start

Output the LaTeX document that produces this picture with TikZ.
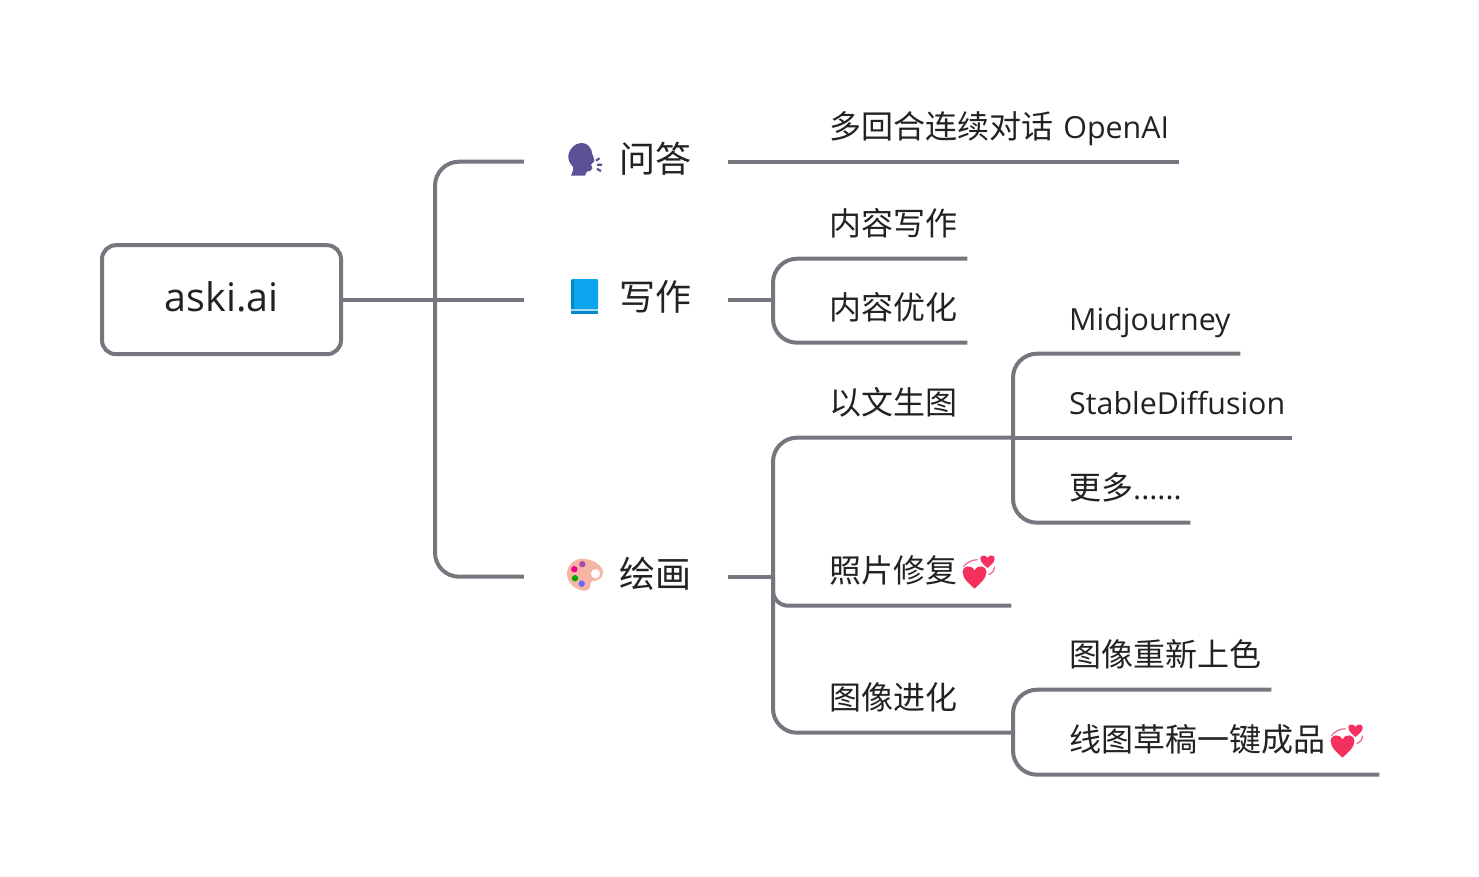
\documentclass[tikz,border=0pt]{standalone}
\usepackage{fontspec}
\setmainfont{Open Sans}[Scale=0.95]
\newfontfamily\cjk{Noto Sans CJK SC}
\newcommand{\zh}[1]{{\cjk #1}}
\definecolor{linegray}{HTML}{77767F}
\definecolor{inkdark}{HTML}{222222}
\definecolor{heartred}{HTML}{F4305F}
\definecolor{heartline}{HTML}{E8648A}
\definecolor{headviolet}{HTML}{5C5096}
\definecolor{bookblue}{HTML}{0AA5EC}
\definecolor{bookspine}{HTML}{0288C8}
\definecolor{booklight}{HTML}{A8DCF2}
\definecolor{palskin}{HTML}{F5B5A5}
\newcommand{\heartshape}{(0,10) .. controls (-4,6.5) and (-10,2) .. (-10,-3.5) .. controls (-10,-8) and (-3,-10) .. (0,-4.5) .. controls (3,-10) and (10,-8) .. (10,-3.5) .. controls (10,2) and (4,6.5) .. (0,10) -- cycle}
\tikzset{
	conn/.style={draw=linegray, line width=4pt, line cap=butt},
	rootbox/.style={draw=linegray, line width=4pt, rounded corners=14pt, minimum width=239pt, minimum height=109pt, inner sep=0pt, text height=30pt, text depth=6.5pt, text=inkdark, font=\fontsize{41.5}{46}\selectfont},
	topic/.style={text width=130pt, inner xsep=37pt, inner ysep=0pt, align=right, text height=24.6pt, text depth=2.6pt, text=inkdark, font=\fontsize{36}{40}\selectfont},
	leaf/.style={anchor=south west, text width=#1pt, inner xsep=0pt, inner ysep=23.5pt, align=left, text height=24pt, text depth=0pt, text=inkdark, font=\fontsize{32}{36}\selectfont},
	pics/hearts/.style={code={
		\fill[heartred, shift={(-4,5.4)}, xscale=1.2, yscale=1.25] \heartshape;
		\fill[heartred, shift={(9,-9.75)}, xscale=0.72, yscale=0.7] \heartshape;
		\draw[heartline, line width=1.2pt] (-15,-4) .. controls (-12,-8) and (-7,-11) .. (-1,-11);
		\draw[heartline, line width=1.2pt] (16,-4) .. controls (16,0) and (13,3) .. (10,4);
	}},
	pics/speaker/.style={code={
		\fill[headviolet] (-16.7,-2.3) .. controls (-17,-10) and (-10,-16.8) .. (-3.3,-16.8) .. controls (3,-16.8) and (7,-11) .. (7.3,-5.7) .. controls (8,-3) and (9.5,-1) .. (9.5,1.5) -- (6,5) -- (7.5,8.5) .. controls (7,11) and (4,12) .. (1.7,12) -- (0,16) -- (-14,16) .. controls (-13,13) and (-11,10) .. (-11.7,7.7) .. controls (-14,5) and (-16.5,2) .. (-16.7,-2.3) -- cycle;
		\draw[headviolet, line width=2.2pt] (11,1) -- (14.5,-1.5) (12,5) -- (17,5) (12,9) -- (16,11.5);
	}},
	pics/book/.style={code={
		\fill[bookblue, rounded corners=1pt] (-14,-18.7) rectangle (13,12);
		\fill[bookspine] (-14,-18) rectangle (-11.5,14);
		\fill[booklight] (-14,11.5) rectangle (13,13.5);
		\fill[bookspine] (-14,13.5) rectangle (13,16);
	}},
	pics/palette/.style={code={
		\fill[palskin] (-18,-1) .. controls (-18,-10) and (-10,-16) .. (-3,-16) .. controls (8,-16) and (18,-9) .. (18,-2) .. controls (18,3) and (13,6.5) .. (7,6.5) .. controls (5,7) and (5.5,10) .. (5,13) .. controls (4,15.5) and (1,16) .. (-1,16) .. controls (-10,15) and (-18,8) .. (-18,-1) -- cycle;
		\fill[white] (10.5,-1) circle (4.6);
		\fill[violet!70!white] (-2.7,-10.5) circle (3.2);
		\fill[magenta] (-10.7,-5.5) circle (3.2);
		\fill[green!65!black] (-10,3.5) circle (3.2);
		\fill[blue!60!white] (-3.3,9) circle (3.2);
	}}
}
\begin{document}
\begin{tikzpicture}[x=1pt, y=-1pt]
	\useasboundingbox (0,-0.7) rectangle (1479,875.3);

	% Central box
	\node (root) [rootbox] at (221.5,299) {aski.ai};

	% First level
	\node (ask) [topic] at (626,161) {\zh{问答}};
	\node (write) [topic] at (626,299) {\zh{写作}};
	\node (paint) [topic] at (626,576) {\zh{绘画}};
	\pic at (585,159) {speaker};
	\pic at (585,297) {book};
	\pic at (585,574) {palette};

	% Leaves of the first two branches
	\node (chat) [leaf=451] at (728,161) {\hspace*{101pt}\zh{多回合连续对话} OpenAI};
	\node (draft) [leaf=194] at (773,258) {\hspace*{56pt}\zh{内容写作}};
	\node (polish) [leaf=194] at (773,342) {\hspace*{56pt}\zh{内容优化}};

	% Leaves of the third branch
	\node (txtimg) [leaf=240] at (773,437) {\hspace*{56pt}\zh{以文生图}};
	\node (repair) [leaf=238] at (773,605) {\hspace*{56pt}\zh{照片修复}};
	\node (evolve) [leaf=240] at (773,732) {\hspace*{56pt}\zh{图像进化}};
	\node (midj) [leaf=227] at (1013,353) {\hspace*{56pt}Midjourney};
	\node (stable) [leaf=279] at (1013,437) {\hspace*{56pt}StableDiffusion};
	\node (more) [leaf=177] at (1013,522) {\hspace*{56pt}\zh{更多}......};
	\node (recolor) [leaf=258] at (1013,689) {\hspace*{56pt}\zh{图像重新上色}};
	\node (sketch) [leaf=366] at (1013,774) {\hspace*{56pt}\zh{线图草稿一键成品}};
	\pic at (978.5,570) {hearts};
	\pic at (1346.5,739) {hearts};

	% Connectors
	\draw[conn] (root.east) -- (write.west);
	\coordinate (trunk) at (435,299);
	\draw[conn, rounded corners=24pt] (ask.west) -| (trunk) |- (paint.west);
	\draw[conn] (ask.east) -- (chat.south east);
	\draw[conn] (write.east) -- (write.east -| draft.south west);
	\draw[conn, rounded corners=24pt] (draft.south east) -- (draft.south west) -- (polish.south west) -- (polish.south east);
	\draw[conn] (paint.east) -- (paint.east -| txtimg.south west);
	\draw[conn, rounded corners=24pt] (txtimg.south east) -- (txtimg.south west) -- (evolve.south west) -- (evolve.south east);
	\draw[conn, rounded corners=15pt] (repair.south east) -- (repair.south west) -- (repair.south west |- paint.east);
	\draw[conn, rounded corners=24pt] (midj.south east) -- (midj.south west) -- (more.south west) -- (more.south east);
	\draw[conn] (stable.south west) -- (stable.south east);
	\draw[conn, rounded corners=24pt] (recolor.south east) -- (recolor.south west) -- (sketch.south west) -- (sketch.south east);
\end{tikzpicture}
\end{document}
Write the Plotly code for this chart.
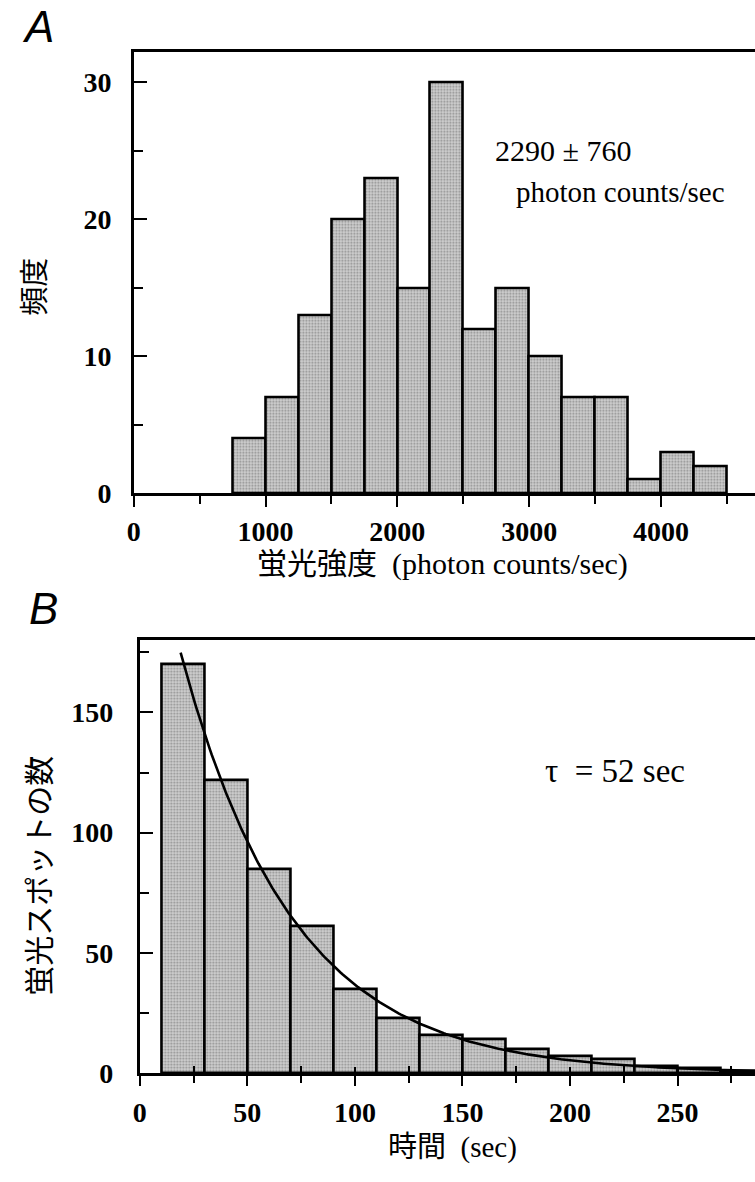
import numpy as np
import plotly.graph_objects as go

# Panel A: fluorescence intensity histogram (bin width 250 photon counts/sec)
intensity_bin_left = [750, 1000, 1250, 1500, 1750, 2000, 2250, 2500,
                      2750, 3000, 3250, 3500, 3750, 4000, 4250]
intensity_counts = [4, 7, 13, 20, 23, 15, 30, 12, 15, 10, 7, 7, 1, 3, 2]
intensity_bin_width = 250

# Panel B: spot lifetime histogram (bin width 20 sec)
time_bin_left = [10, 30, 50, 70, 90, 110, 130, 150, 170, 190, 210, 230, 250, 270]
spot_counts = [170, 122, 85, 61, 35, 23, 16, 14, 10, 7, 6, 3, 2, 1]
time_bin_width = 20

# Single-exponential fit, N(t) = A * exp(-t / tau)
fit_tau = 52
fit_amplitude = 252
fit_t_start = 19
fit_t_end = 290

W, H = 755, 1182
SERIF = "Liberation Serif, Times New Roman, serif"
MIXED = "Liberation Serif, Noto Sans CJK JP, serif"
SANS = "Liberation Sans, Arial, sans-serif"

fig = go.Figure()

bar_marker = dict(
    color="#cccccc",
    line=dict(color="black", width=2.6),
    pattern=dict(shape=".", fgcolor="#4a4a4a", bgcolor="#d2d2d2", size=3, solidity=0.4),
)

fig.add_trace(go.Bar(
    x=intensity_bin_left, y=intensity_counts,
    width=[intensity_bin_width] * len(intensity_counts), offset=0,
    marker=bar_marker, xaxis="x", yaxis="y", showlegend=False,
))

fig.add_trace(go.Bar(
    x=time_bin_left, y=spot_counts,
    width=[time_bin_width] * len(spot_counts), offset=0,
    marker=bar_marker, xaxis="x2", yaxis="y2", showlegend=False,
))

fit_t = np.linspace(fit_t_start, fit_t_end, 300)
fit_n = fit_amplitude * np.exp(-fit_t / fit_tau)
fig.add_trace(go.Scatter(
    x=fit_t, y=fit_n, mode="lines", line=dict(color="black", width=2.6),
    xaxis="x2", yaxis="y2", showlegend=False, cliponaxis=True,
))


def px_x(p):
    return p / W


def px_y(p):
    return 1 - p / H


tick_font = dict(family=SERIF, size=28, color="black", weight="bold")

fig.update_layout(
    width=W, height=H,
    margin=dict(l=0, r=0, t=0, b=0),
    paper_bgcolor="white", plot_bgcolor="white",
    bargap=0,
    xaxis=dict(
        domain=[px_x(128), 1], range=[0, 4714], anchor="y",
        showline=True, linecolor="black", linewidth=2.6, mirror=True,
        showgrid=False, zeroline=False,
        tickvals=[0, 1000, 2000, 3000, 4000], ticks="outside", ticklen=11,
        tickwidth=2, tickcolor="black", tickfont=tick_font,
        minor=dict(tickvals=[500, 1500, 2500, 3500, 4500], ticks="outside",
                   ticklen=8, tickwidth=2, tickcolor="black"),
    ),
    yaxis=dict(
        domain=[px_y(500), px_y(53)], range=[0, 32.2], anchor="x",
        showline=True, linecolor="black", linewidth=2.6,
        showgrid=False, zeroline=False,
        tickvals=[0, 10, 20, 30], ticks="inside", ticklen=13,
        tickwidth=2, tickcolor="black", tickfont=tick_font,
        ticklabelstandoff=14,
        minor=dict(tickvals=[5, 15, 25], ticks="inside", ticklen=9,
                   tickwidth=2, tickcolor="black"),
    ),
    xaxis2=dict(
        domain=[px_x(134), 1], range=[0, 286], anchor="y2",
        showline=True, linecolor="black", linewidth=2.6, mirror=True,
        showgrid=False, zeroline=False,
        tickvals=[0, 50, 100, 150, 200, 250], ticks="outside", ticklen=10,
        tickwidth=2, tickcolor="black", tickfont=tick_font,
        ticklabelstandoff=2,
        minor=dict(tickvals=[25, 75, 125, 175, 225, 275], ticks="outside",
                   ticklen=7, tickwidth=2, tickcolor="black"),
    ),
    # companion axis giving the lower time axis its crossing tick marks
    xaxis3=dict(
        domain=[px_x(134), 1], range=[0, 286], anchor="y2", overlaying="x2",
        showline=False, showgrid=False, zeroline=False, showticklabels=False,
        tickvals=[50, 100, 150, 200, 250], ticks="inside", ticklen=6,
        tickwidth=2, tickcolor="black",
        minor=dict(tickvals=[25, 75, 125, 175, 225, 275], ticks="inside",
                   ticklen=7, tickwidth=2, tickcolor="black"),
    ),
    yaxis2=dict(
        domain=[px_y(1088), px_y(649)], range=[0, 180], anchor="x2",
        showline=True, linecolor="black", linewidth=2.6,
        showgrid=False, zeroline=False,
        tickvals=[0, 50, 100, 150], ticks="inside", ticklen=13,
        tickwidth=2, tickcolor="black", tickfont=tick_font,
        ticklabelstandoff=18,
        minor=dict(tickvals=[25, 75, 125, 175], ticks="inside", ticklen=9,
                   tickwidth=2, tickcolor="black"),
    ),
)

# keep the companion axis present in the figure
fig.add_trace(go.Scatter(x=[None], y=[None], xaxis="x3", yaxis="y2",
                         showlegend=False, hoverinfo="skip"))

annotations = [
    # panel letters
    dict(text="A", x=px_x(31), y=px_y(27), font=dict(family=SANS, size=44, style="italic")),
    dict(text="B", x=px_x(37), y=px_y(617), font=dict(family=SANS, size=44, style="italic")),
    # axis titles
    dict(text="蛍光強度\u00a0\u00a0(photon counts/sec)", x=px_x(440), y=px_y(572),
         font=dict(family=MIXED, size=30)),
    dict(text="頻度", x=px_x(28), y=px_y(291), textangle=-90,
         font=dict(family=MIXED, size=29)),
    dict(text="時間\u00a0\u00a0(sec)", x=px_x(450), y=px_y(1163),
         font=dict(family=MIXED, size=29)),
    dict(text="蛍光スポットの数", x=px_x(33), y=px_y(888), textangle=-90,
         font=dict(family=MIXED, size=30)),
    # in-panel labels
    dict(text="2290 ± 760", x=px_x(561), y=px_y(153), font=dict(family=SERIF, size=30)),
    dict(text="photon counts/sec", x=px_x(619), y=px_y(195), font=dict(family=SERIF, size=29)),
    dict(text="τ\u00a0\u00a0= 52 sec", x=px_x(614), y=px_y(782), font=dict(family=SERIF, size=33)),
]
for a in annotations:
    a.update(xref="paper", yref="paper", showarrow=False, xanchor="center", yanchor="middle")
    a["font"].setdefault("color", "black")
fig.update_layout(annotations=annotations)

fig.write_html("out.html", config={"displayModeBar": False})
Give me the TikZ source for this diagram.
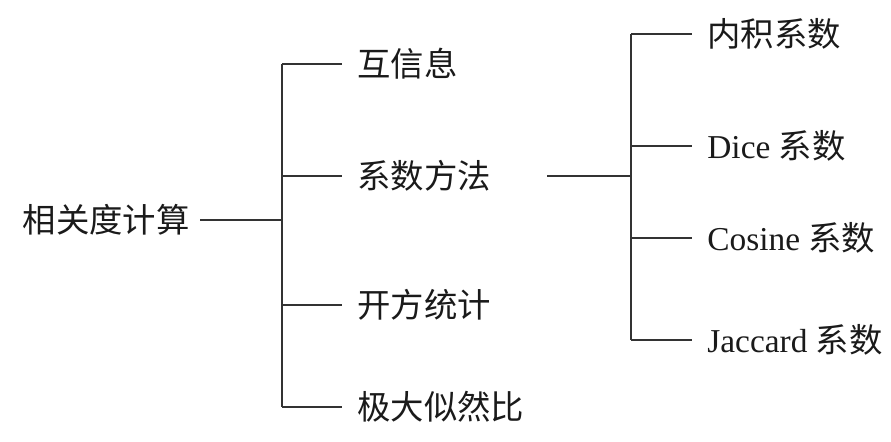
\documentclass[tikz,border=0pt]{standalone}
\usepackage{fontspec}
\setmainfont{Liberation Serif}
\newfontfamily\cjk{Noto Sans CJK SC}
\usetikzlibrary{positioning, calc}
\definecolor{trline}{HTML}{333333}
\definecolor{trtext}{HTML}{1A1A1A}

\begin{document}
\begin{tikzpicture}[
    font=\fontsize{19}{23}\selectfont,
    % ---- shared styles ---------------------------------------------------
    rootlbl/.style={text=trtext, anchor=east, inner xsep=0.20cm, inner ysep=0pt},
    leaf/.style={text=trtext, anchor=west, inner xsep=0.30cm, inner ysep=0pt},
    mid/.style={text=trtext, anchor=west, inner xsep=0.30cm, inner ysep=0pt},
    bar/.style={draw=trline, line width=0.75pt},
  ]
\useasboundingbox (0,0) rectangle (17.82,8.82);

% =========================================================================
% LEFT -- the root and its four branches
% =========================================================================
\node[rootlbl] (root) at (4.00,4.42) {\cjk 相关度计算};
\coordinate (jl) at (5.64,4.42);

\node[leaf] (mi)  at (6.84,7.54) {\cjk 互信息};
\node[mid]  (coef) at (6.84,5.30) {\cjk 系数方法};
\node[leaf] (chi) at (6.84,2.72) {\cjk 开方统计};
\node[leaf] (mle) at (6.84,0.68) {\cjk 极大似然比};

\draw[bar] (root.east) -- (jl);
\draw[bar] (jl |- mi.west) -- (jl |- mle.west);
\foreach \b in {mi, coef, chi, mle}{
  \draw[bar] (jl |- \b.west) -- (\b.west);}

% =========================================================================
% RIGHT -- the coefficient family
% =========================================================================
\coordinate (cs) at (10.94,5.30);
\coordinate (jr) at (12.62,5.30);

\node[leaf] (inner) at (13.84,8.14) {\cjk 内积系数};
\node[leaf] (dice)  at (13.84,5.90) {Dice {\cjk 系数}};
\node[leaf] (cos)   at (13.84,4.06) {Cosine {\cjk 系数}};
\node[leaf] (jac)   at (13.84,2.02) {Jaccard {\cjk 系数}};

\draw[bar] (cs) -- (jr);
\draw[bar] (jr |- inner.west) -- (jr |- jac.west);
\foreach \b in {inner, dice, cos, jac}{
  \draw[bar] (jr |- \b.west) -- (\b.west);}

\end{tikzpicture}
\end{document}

end

◆ Goal
Pictures excluded, give again exactly and only the lines of the material above from the line with "Give me the TikZ source for this diagram." through the line with "(jl |- \b.west)".

◆ Solution to this task
Give me the TikZ source for this diagram.
\documentclass[tikz,border=0pt]{standalone}
\usepackage{fontspec}
\setmainfont{Liberation Serif}
\newfontfamily\cjk{Noto Sans CJK SC}
\usetikzlibrary{positioning, calc}
\definecolor{trline}{HTML}{333333}
\definecolor{trtext}{HTML}{1A1A1A}

\begin{document}
\begin{tikzpicture}[
    font=\fontsize{19}{23}\selectfont,
    % ---- shared styles ---------------------------------------------------
    rootlbl/.style={text=trtext, anchor=east, inner xsep=0.20cm, inner ysep=0pt},
    leaf/.style={text=trtext, anchor=west, inner xsep=0.30cm, inner ysep=0pt},
    mid/.style={text=trtext, anchor=west, inner xsep=0.30cm, inner ysep=0pt},
    bar/.style={draw=trline, line width=0.75pt},
  ]
\useasboundingbox (0,0) rectangle (17.82,8.82);

% =========================================================================
% LEFT -- the root and its four branches
% =========================================================================
\node[rootlbl] (root) at (4.00,4.42) {\cjk 相关度计算};
\coordinate (jl) at (5.64,4.42);

\node[leaf] (mi)  at (6.84,7.54) {\cjk 互信息};
\node[mid]  (coef) at (6.84,5.30) {\cjk 系数方法};
\node[leaf] (chi) at (6.84,2.72) {\cjk 开方统计};
\node[leaf] (mle) at (6.84,0.68) {\cjk 极大似然比};

\draw[bar] (root.east) -- (jl);
\draw[bar] (jl |- mi.west) -- (jl |- mle.west);
\foreach \b in {mi, coef, chi, mle}{
  \draw[bar] (jl |- \b.west) -- (\b.west);}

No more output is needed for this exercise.